Kathy Kersten's recent column on crime in Minneapolis brought out the usual suspects with the usual complaints. One complainer was Beth Hawkins in the City Pages, who suggested that Kathy should have provided context to her interview with Minneapolis police officer Jeff Jindra. In support of her position, Hawkins cites three citizen complaints against Jindra, none of which have been substantiated. She begins with the discredited complaints by Stephen Porter, who memorably limped for the cameras, and stopped limping when he thought he was not being observed. Click here for a sample of problems with Porter's fanciful allegations (scroll down).

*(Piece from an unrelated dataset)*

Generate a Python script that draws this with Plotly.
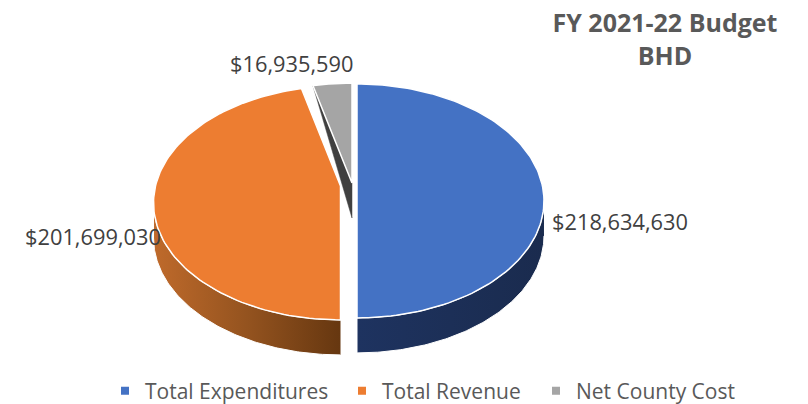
import math
import plotly.graph_objects as go

categories = ["Total Expenditures", "Total Revenue", "Net County Cost"]
values = [218634630, 201699030, 16935590]
colors = ["#4472C4", "#ED7D31", "#A5A5A5"]
title_lines = ["FY 2021-22 Budget", "BHD"]

# Layout of the tilted pie (pixel-like plot coordinates)
W, H = 808, 404
RX, RY, P = 185.0, 114.5, 0.145
DEPTH = 35
centers = [(357, 184), (340.5, 186), (352, 183)]
label_pos = [(620, 221), (93, 236), (291, 63)]
legend_pos = [(105, 391), (342, 391), (536, 391)]
walls = [
    dict(colorscale=[[0, "#1E3360"], [1, "#1A2B4E"]]),
    dict(colorscale=[[0, "#BF6A2B"], [0.5, "#94531F"], [1, "#663710"]]),
]
FONT = "Open Sans"
TEXT = "#595959"


def point(c, deg):
    t = math.radians(deg)
    u, v = math.sin(t), math.cos(t)
    k = 1 / (1 + P * v)
    return c[0] + RX * u * k, c[1] - RY * v * k


def arc(c, a, b, n=120):
    pts = [point(c, a + (b - a) * i / n) for i in range(n + 1)]
    return [p[0] for p in pts], [p[1] for p in pts]


total = sum(values)
spans = []
start = 0.0
for val in values:
    spans.append((start, start + 360.0 * val / total))
    start += 360.0 * val / total

edge_t = math.degrees(math.acos(-P))  # silhouette of the tilted disc
fig = go.Figure()


def face(c, a, b, color):
    xs, ys = arc(c, a, b)
    fig.add_trace(go.Scatter(
        x=[c[0]] + xs + [c[0]], y=[c[1]] + ys + [c[1]], mode="lines", fill="toself",
        fillcolor=color, line=dict(color="white", width=1.5), hoverinfo="skip", showlegend=False))


def wall(c, a, b, style):
    xs, ys = arc(c, a, b)
    fig.add_trace(go.Scatter(
        x=xs + xs[::-1], y=ys + [y + DEPTH for y in ys[::-1]], mode="lines", fill="toself",
        fillgradient=dict(type="horizontal", colorscale=style["colorscale"]),
        line=dict(color="white", width=1), hoverinfo="skip", showlegend=False))


# Net County Cost: cut face (triangle) then top
c = centers[2]
a, b = spans[2]
ox, oy = point(c, a)
fig.add_trace(go.Scatter(
    x=[ox, c[0], c[0], ox], y=[oy, c[1], c[1] + DEPTH, oy], mode="lines", fill="toself",
    fillcolor="#404040", line=dict(color="#404040", width=0.5), hoverinfo="skip", showlegend=False))
face(c, a, b, colors[2])

# Expenditures
wall(centers[0], edge_t, spans[0][1], walls[0])
face(centers[0], *spans[0], colors[0])
# Revenue
wall(centers[1], spans[1][0], 360 - edge_t, walls[1])
face(centers[1], *spans[1], colors[1])

# Data labels
for val, (lx, ly) in zip(values, label_pos):
    fig.add_annotation(x=lx, y=ly, text=f"${val:,}", showarrow=False,
                       font=dict(family=FONT, size=21.8, color="#404040"))

# Legend entries
legend_cfg = {}
for i, (name, color, (lx, ly)) in enumerate(zip(categories, colors, legend_pos)):
    key = "legend" if i == 0 else f"legend{i + 1}"
    fig.add_trace(go.Scatter(x=[None], y=[None], mode="markers", name=name,
                             marker=dict(symbol="square", size=8, color=color),
                             legend=key, showlegend=True))
    legend_cfg[key] = dict(x=lx / W, y=1 - ly / H, xanchor="left", yanchor="middle",
                           orientation="h", itemwidth=30, bgcolor="rgba(0,0,0,0)",
                           font=dict(family=FONT, size=21, color=TEXT))

fig.update_layout(
    width=W, height=H, margin=dict(l=0, r=0, t=0, b=0, autoexpand=False),
    paper_bgcolor="white", plot_bgcolor="white",
    xaxis=dict(range=[0, W], visible=False, fixedrange=True),
    yaxis=dict(range=[H, 0], visible=False, fixedrange=True),
    title=dict(text="<br>".join(f"<b>{t}</b>" for t in title_lines),
               x=665 / W, xanchor="center", y=1 - 32 / H, yanchor="middle",
               font=dict(family=FONT, size=25, color=TEXT)),
    **legend_cfg,
)
fig.write_html("out.html", config={"displayModeBar": False},
               post_script="document.body.style.margin='0';")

Oddly, Beth Hawkins' added "context" actually bolsters the position of police officers who say that false claims of harassment and brutality are hurting their ability to stop crime. Hawkins also makes reference to the short length of Kersten's column, saying that it would be tough to explore these issues in a "meaningful way" in "572 words." This is apparently a reference to an earlier City Pages post about the shortened length of columns in the redesigned Star Tribune. I say that this calls for a second column on the issue.
Elsewhere, St. Paul Police Chief John Harrington pulled a switcheroo on this segment of the Almanac public television program. Chief Harrington described probable cause as the "gold standard" for cops making a stop (didn't mention silver or bronze). He then went on to say why racial profiling was bad, as though anyone was advocating it as a tool for law enforcement. To clarify the issue, cops are complaining about false accusations of racial profiling. It is not a question of to profile or not profile. The issue is whether studies of racial statistics are deterring otherwise legitimate stops by police.